David Nalley's Blog

Secondary storage scalability configuration and tuning in CloudStack


Someone asked about this recently on the cloudstack-users mailing list, and I figure this is both an interesting design point of CloudStack as well as a specific piece of knowledge that others will find useful.

So first, lets talk about what Secondary Storage is – especially if you are not familiar with CloudStack’s hierarchy. Secondary storage is where templates (aka non-running disk images) and snapshots are stored. The  Secondary Storage VM (SSVM) handles a number of things, most importantly shuttling images and snapshots between various primary storage (where running disk images are stored) resources and the secondary storage resources. The SSVM also handles receiving uploaded disk images and aging/scavenging snapshots. The SSVM is really just some CloudStack agent software running atop a Linux VM, but bears the name SSVM because of the functionality that it is providing.

So why run this storage management service  as a stateless virtual machine instead of incorporating it into some centralized all-in-one management server? First your management server might not be network-proximate to your secondary storage resource. Particularly if you have multiple geographically disparate datacenters with resources being managed in just a few locations. Secondly, all-in-one isn’t very scalable. With the stateless ‘worker VMs’ CloudStack can dynamically scale the number of VMs up to deal with load. The minimum is that a single SSVM will exist in each zone. CloudStack uses two different configuration options to determine when to scale up and add more:

secstorage.capacity.standby is the minimal number of command execution sessions that system is able to serve immediately. secstorage.session.max is the max number of command execution sessions that a SSVM can handle. By manipulating these settings (making the former higher and latter lower) you can trigger a faster automatic scale at lower load, or you can let the defaults do their job.

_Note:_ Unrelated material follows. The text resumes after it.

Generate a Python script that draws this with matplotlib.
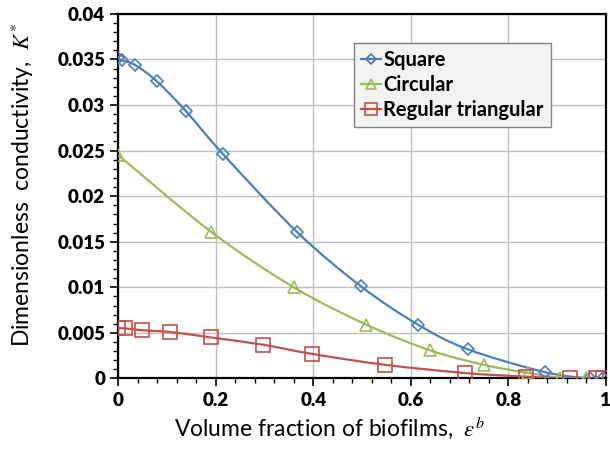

Of course that’s the new-fangled cloud way of doing things – just add more workers to do the work, but that’s not the only way of tuning or making your SSVM more scalable.

First, you can just make the SSVM bigger. The default service offering is for a 500Mhz, single vCPU, 256MB of RAM machine. That is pretty small, and works well for environments where change isn’t high, snapshots are infrequent, and the environment itself is small. You can of course edit that service offering or define a new one to be beefier. If you define a new offering you need to configure that with the secstorage.service.offering parameter.  Not only can you scale out, but you can also scale up.

Of course, nothing really trumps architecting things right in the first place. It’s pretty trivial to throw up a cloud computing environment with a single NIC on every host and letting management, guest, public, and storage traffic traverse a single physical network. And there isn’t inherently anything wrong with that, but if you really need to maximize efficiency, you can always have a dedicated storage network, and even better, enable jumbo frames on your networking hardware as well as your hypervisors, storage hardware – and yes your SSVM as well – you can configure that on the SSVM with the secstorage.vm.mtu.size parameter.

Even if you don’t have intense levels of snapshot work and template work, you may still want to tune your SSVM to make it more time-efficient.